I used to say, "I don't care about how fast the boat is. I want a heavy boat. Somthing that will push through the seas, steady on her feet. You know, if it takes a little longer to get there, who cares."
Then came my first, serious, offshore storm.
The seas were quartering, tall, square, and occasionally breaking. The two other boats with us lost their autopilot and hand to hand steer behind us. The autopilot held for us the whole time, but we did eventually turn it off and hand steer to try and control the boat better.
The heavy boats do handle the seas better. They have to because you are going to be in them longer! Also, they tend to not respond as well as a performance boat in steering in the seas. They are however more flat footed and feel more stable. However, for those of you that think you are going to have a nice, comfortable ride while drinking a martini in 15-20 foot seas... dream on baby. I don't care if you are in a 200 foot, solid steel, circumnavigator - you are going to be riding those hills all the same.

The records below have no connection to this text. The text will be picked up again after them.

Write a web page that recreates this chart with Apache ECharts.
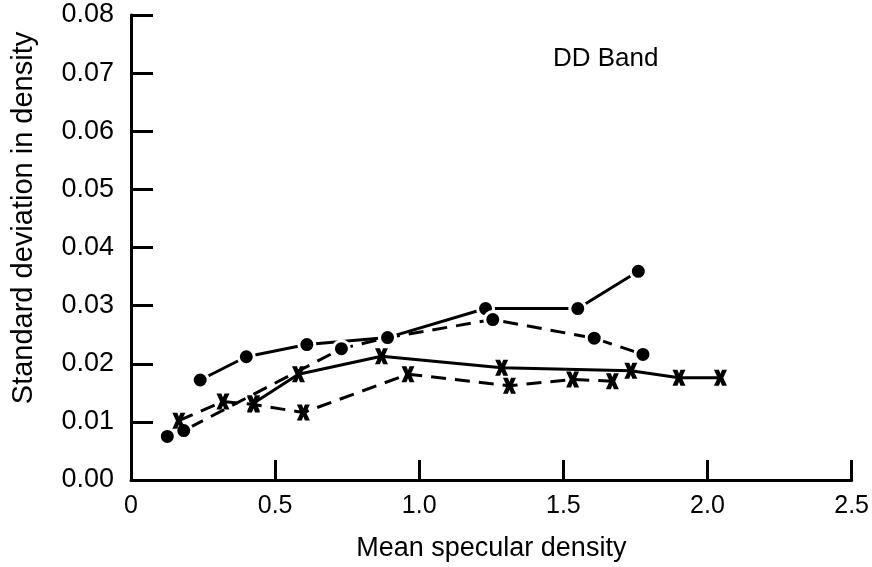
<!DOCTYPE html>
<html>
<head>
<meta charset="utf-8">
<script src="https://cdn.jsdelivr.net/npm/echarts@6/dist/echarts.min.js"></script>
<style>
html,body{margin:0;padding:0;background:#fff;}
#chart{width:872px;height:567px;}
</style>
</head>
<body>
<div id="chart"></div>
<script>
// ---- data ----
const xTickLabels = ['0', '0.5', '1.0', '1.5', '2.0', '2.5'];
const yTickLabels = ['0.00', '0.01', '0.02', '0.03', '0.04', '0.05', '0.06', '0.07', '0.08'];

// solid line, dot markers
const solidDotX = [0.24, 0.40, 0.61, 0.89, 1.23, 1.55, 1.76];
const solidDotY = [0.0172, 0.0212, 0.0233, 0.0245, 0.0295, 0.0295, 0.0359];
// dashed line, dot markers
const dashedDotX = [0.126, 0.183, 0.73, 0.89, 1.255, 1.607, 1.776];
const dashedDotY = [0.0075, 0.0085, 0.0226, 0.0245, 0.0276, 0.0244, 0.0216];
// solid line, x markers
const solidCrossX = [0.425, 0.581, 0.869, 1.286, 1.734, 1.901, 2.045];
const solidCrossY = [0.0132, 0.0182, 0.0213, 0.0193, 0.0188, 0.0176, 0.0176];
// dashed line, x markers
const dashedCrossX = [0.166, 0.319, 0.425, 0.598, 0.961, 1.313, 1.532, 1.670];
const dashedCrossY = [0.0102, 0.0135, 0.0130, 0.0116, 0.0182, 0.0162, 0.0173, 0.0170];

const chartTitle = 'DD Band';
const xName = 'Mean specular density';
const yName = 'Standard deviation in density';

function pairs(xs, ys) { return xs.map((x, i) => [x, ys[i]]); }

const FONT = 'Liberation Sans, Arial, Helvetica, sans-serif';
const crossPath = 'path://M0,0 L3.8,0 L5,3 L6.2,0 L10,0 L7.2,6 L10,12 L6.2,12 L5,9 L3.8,12 L0,12 L2.8,6 Z';

function mkSeries(data, dashed, cross) {
  return {
    type: 'line',
    data: data,
    symbol: cross ? crossPath : 'circle',
    symbolSize: cross ? [13, 16] : 16,
    showAllSymbol: true,
    lineStyle: { color: '#000', width: 3, type: dashed ? [15, 9] : 'solid' },
    itemStyle: cross
      ? { color: '#000', borderColor: '#fff', borderWidth: 0 }
      : { color: '#000', borderColor: '#fff', borderWidth: 3 },
    emphasis: { disabled: true },
    animation: false
  };
}

const chart = echarts.init(document.getElementById('chart'), null, { renderer: 'canvas' });
chart.setOption({
  backgroundColor: '#fff',
  animation: false,
  grid: { left: 131, right: 17, top: 15, bottom: 86, containLabel: false },
  xAxis: {
    type: 'value', min: 0, max: 2.5, interval: 0.5,
    axisLine: { show: true, onZero: false, lineStyle: { color: '#000', width: 3 } },
    axisTick: { show: true, inside: true, length: 20, lineStyle: { color: '#000', width: 3 } },
    splitLine: { show: false },
    axisLabel: {
      color: '#000', fontFamily: FONT, fontSize: 25, margin: 14,
      formatter: (v, i) => xTickLabels[i]
    },
    name: xName, nameLocation: 'middle', nameGap: 55,
    nameTextStyle: { color: '#000', fontFamily: FONT, fontSize: 27 }
  },
  yAxis: {
    type: 'value', min: 0, max: 0.08, interval: 0.01,
    axisLine: { show: true, onZero: false, lineStyle: { color: '#000', width: 3 } },
    axisTick: { show: true, inside: true, length: 22, lineStyle: { color: '#000', width: 3 } },
    splitLine: { show: false },
    axisLabel: {
      color: '#000', fontFamily: FONT, fontSize: 27, margin: 17,
      formatter: (v, i) => yTickLabels[i]
    }
  },
  graphic: [
    {
      type: 'text', left: 553, top: 46,
      style: { text: chartTitle, fill: '#000', font: '26px ' + FONT }
    },
    {
      type: 'text', x: 24, y: 218, rotation: Math.PI / 2,
      style: { text: yName, fill: '#000', font: '29px ' + FONT, align: 'center', verticalAlign: 'middle' }
    }
  ],
  series: [
    mkSeries(pairs(solidDotX, solidDotY), false, false),
    mkSeries(pairs(dashedDotX, dashedDotY), true, false),
    mkSeries(pairs(solidCrossX, solidCrossY), false, true),
    mkSeries(pairs(dashedCrossX, dashedCrossY), true, true)
  ]
});
</script>
</body>
</html>
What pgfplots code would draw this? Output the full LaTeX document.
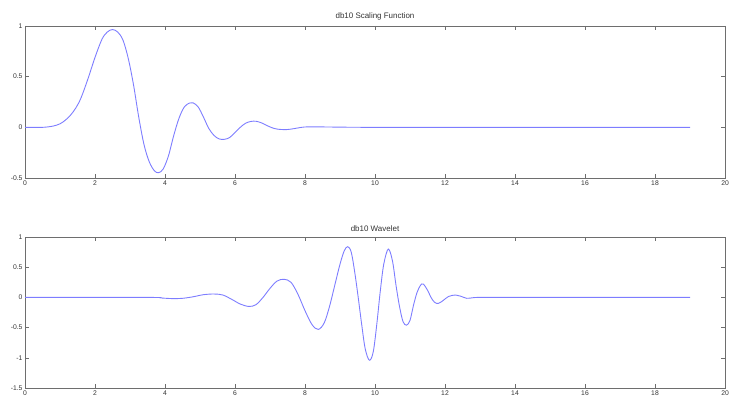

My current boat is on Lake Texoma until we finish outfitting her and drop her in the gulf. For those of you that do not know, Lake Texoma is where they make the Valiants. In general, in light airs (especially), my 400 will outrun a Valiant. I have not tested it against them in heavy airs or seas. However, it is probably fair to say I would do well.
The point of all of this is: Be thoughtful of how fast your boat sails unless you just plan on sitting in the dock or cruising around the lake somewhere. Even for 'coastal cruising', if you want any chance of being able to duck into bay before a storm, you better keep in mind that the winds don't always jump up before the storm. And when they do, it may be too late to make it.
Speed = less time exposed, more options. It does not mean everyone should go out and buy a Swan, but a good, solid, fast boat is better than a chunk of lead setting in the water waiting for the next storm to take a swipe at it. PS - I am not taking a punch at Valiant, it is still a better boat than mine. Just making a comparison.
As far as motoring, which was another point of your thread, I do not know where you have a choice (in general). At least, not in most of the areas I have sailed. Try sailing through the ICW on the miserable mile one time: I hope you have you life jackets on and good insurance.
This will start an argument, but SAILBOATS NEED FUEL TOO. There are very few purists left. If you need to punch it on, do it. Don't be ashamed of it. Come out of the closet, baby. Smell the fumes and be proud of that stinky, clanky chunk of metal downstairs. It might just save your life one day... or at least keep you from killing your kids.